━━━ Provided data

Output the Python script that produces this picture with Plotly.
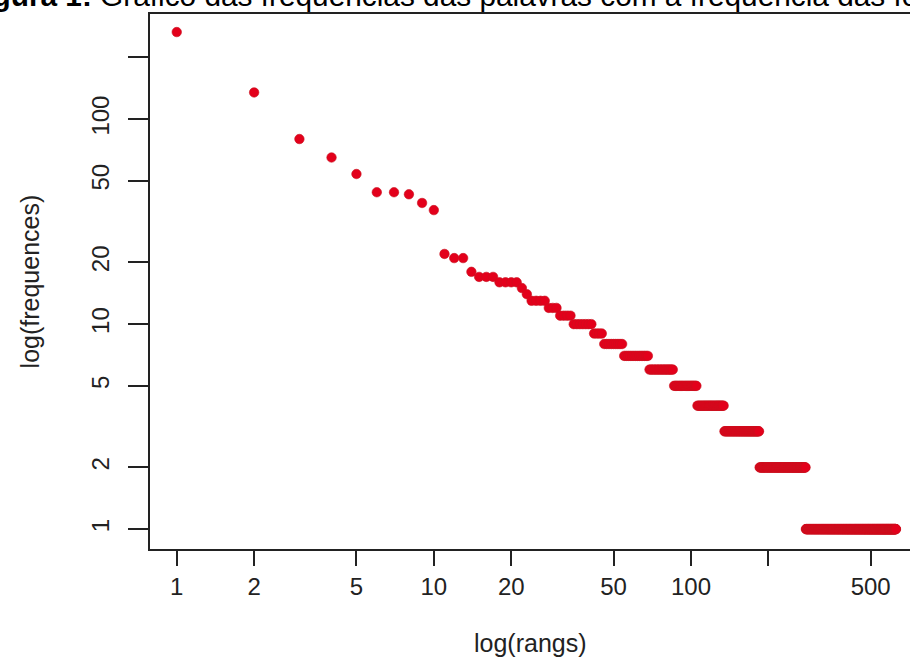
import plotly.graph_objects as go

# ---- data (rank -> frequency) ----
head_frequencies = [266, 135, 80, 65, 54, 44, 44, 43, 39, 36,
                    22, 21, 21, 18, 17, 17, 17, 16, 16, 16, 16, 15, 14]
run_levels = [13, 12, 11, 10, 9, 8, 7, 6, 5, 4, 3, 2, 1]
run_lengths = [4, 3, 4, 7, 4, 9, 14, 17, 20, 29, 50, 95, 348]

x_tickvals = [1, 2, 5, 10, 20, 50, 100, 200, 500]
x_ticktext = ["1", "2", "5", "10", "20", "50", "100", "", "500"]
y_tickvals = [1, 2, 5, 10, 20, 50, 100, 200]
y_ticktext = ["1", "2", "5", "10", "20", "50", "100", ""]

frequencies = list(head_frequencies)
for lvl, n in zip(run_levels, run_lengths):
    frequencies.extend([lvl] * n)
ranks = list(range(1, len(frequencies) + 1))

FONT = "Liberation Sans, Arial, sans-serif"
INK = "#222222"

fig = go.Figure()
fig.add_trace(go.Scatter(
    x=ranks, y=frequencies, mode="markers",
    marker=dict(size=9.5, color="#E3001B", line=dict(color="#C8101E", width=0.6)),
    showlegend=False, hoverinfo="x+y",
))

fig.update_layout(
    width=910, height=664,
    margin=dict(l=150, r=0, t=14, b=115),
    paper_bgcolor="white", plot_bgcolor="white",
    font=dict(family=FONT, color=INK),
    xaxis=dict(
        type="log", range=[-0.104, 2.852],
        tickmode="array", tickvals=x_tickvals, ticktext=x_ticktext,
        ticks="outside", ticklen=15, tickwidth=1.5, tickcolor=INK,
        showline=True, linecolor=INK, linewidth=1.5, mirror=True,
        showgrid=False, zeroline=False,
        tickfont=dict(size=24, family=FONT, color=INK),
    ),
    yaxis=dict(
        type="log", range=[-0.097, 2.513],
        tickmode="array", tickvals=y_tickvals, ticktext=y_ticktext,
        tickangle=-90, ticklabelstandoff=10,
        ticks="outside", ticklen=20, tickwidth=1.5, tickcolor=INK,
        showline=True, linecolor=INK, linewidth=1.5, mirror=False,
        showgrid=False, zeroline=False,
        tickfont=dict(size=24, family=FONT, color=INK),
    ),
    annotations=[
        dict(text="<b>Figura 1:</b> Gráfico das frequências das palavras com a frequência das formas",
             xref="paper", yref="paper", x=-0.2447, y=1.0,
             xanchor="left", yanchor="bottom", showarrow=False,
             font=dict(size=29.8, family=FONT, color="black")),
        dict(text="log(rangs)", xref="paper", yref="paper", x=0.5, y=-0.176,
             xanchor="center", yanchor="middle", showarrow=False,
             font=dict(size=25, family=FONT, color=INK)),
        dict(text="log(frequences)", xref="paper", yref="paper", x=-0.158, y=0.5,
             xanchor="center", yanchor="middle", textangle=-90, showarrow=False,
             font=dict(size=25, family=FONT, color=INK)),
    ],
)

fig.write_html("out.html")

━━━━━━

What to produce
Restate only the lines running from the start of the material above through the line containing "import plotly.graph_objects as go", ends included. No pictures.

Solution to the problem
Output the Python script that produces this picture with Plotly.
import plotly.graph_objects as go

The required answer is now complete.